I’ve gotten quite a few notes that asked me to do a blog post on the a competitor’s “Free Backup” announcement on Monday.
First of all, starting with the basics, I think it’s a good thing when companies make free “stuff” available. The reason companies produced this so-called freemium (and this includes my company, Unitrends) is to attempt to drive revenue in the long-term by giving away something of value in the short-term. The mechanism for that lies in something called the “demand curve” – which is the mechanism by which a user (a user is someone who does not pay for software) becomes a customer (a customer is someone who pays for your software.) The demand curve is how you “monetize” (make money) from your freemium – and you have to be awfully careful not to annoy the users you want to be customers by making the demand curve too onerous.

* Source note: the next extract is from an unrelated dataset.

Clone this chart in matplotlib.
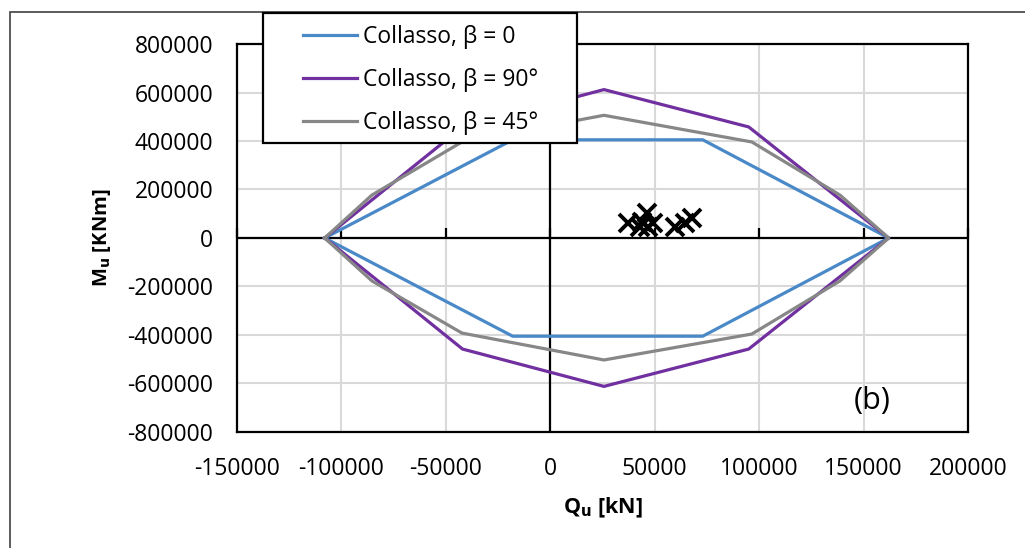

The two best known freemium vehicles are the “free tools” approach versus the “free version” approach. The free tools approach is exemplified by much of what Solarwinds does – they provide management and monitoring tools that are free and that are typically separate from their paid tools. One of the best-known free version approach is Dropbox – where a free user and a paying customer get the exact same product/service with the exception being the storage capacity. In the free tools approach, you’re hoping that you create awareness via an indirect “demand curve” – you drive awareness with your awesome free tools and hope that users will eventually pay you for your licensed products. In the “free version” approach, your demand curve is direct – you hope that the free version of your product is so useful that users will eventually pay you to use them in a more functional manner.
What our competitor did was to take their free software, and put it in their backup product. It’s kind of an interesting combination of the free tools approach and the free version approach. I can honestly say it would never have occurred to me to do this – and I think that’s where this gets fascinating.